El vacío se apodera
de mi vida cuando no tengo con quien compartirla. Suena el
despertador y no se que es peor, si ir a caminar por las calles
repletas de desconocidos que no quieren conocerme; o cerrar los ojos
para soñar cosas maravillosas que anotaré por alguna agenda y
olvidaré en unos días, sueños raros que nadie escuchará.
Hay que amar hasta
los huesos en esta vida, mis poemas se escriben con números y se los
dedico a cadáveres consumidos por los años. Amo lo que hago pero no
hago lo que amo. Y el vacío crece de a poco en mi interior. Se
apodera de mis entrañas y me consume. Se roba mis noches de descanso
y quiere que me llene de comida, que supla con carbohidratos la falta
de cariño.
Y en mi defensa, me
aferro a mis viejas pasiones, y voy rotando. Un día de vodka, un día
de whisky, un poco de tequila, vino, fue, vaya uno a saber por qué.
Entre resaca y pijamas hablo con algún que otro amigo cercano,
aunque muy lejos de mi esté.
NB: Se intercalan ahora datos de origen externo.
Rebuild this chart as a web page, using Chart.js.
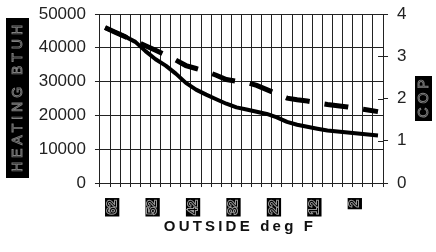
<!DOCTYPE html>
<html><head><meta charset="utf-8">
<script src="https://cdn.jsdelivr.net/npm/chart.js@4/dist/chart.umd.min.js"></script>
<style>html,body{margin:0;padding:0;background:#fff}#wrap{width:436px;height:252px}</style>
</head><body><div id="wrap"><canvas id="c" width="436" height="252"></canvas></div>
<script>
// Outside temperature categories (deg F), one per grid column
const categories = [62, 59.5, 57, 54.5, 52, 49.5, 47, 44.5, 42, 39.5, 37, 34.5, 32, 29.5, 27, 24.5, 22, 19.5, 17, 14.5, 12, 9.5, 7, 4.5, 2, -0.5, -3, -5.5];
// Tick labels actually shown on the x axis
const shownLabels = [62, 52, 42, 32, 22, 12, 2];
// Heating capacity (BTUH) - solid line, left axis
const heatingBtuh = [45860, 44620, 43310, 41750, 39020, 36630, 34730, 32370, 29620, 27630, 26150, 24790, 23460, 22370, 21750, 21100, 20440, 19440, 18080, 17250, 16630, 16070, 15560, 15270, 14970, 14670, 14380, 14080];
// Coefficient of performance - dashed line, right axis
const cop = [3.68, 3.57, 3.46, 3.36, 3.25, 3.14, 3.03, 2.91, 2.78, 2.71, 2.64, 2.55, 2.45, 2.41, 2.38, 2.31, 2.21, 2.11, 2.01, 1.97, 1.94, 1.90, 1.86, 1.83, 1.80, 1.76, 1.73, 1.69];
// Axis ranges
const leftAxis = {min: 0, max: 50000, step: 10000};
const rightAxis = {min: 0, max: 4, step: 1};
const titles = {left: 'HEATING BTUH', right: 'COP', bottom: 'OUTSIDE deg F'};

const FONT = 'Arial, "Liberation Sans", sans-serif';
const GRID = '#222';

const titlePlugin = {
  id: 'titles',
  afterDraw(chart) {
    const ctx = chart.ctx;
    const a = chart.chartArea;
    const cy = (a.top + a.bottom) / 2;
    // left title
    ctx.save();
    ctx.fillStyle = '#000';
    ctx.fillRect(6, 18, 23, 160);
    ctx.translate(17.5, cy);
    ctx.rotate(-Math.PI / 2);
    ctx.font = '14px ' + FONT;
    ctx.letterSpacing = '4px';
    ctx.textAlign = 'center';
    ctx.textBaseline = 'middle';
    ctx.strokeStyle = '#808080';
    ctx.lineWidth = 0.9;
    ctx.strokeText(titles.left, 2, 1);
    ctx.restore();
    // right title
    ctx.save();
    ctx.fillStyle = '#000';
    ctx.fillRect(415, 76, 17, 45);
    ctx.translate(423.5, cy);
    ctx.rotate(-Math.PI / 2);
    ctx.font = '14px ' + FONT;
    ctx.letterSpacing = '4px';
    ctx.textAlign = 'center';
    ctx.textBaseline = 'middle';
    ctx.strokeStyle = '#808080';
    ctx.lineWidth = 0.9;
    ctx.strokeText(titles.right, 2, 1);
    ctx.restore();
    // bottom title
    ctx.save();
    ctx.font = 'bold 15px ' + FONT;
    ctx.letterSpacing = '3.2px';
    ctx.textAlign = 'center';
    ctx.textBaseline = 'middle';
    ctx.fillStyle = '#111';
    ctx.fillText(titles.bottom, 240, 227);
    ctx.restore();
    // inner half of right-axis tick marks
    const y1 = chart.scales.y1;
    ctx.save();
    ctx.strokeStyle = GRID;
    ctx.lineWidth = 1;
    y1.ticks.forEach(t => {
      const py = Math.round(y1.getPixelForValue(t.value)) + 0.5;
      ctx.beginPath();
      ctx.moveTo(a.right - 5, py);
      ctx.lineTo(a.right, py);
      ctx.stroke();
    });
    ctx.restore();
  }
};

new Chart(document.getElementById('c'), {
  type: 'line',
  data: {
    labels: categories,
    datasets: [
      {
        label: titles.left, data: heatingBtuh, yAxisID: 'y',
        borderColor: '#000', borderWidth: 4, pointRadius: 0, tension: 0,
        borderJoinStyle: 'round', borderCapStyle: 'butt',
        clip: {left: -3, right: -4, top: 10, bottom: 10}
      },
      {
        label: titles.right, data: cop, yAxisID: 'y1',
        borderColor: '#000', borderWidth: 5, pointRadius: 0, tension: 0,
        borderDash: [24, 15], borderCapStyle: 'butt',
        clip: {left: -3, right: -4, top: 10, bottom: 10}
      }
    ]
  },
  options: {
    responsive: false,
    animation: false,
    devicePixelRatio: 1,
    layout: {padding: {left: 29.7, right: 20.5, top: 14, bottom: 24.5}},
    plugins: {legend: {display: false}, tooltip: {enabled: false}},
    scales: {
      x: {
        type: 'category',
        offset: true,
        grid: {offset: true, color: GRID, lineWidth: 1, tickLength: 4, tickColor: GRID},
        border: {color: GRID, width: 1},
        ticks: {
          autoSkip: false, minRotation: 90, maxRotation: 90, padding: 13,
          font: {family: FONT, size: 13, lineHeight: 1.1},
          color: '#000',
          textStrokeColor: '#999', textStrokeWidth: 2,
          showLabelBackdrop: c => shownLabels.includes(categories[c.index]),
          backdropColor: '#000',
          backdropPadding: {top: 0, bottom: 0, left: 2, right: 2},
          callback: (v, i) => shownLabels.includes(categories[i]) ? String(categories[i]) : ''
        }
      },
      y: {
        position: 'left', min: leftAxis.min, max: leftAxis.max,
        grid: {color: GRID, lineWidth: 1, tickLength: 5},
        border: {color: GRID, width: 1},
        ticks: {stepSize: leftAxis.step, padding: 9, color: '#222', font: {family: FONT, size: 17, lineHeight: 0.55},
          callback: v => String(v)}
      },
      y1: {
        position: 'right', min: rightAxis.min, max: rightAxis.max,
        grid: {drawOnChartArea: false, color: GRID, lineWidth: 1, tickLength: 5},
        border: {color: GRID, width: 1},
        ticks: {stepSize: rightAxis.step, padding: 9, color: '#222', font: {family: FONT, size: 17, lineHeight: 0.55},
          callback: v => String(v)}
      }
    }
  },
  plugins: [titlePlugin]
});
</script></body></html>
Apartada del amor me sumerjo en las
fuentes de felicidad instantánea y superficial, en el mundo de las
pasiones, e intento engañarme a mí misma, aunque sin efectividad.
Una hora y media es
todo el tiempo que tengo para levantarme, lavar las penas que se me
pegaron a la piel, vestir esta soledad, peinar las fibras encrespadas
de la peluca que recubre mis ideas; y por último, elegir la máscara
con la que afrontaré este martes, que sabe a lunes y que está tan
lejos del viernes.
Una cosa si se, y es
que estoy mejor que ayer, que usaba amores baratos y de segunda mano
para creerme querida. Largo es el camino y ya no corro hasta la meta,
lento, constante pero seguro. Que el que mucho corre peligra a caer.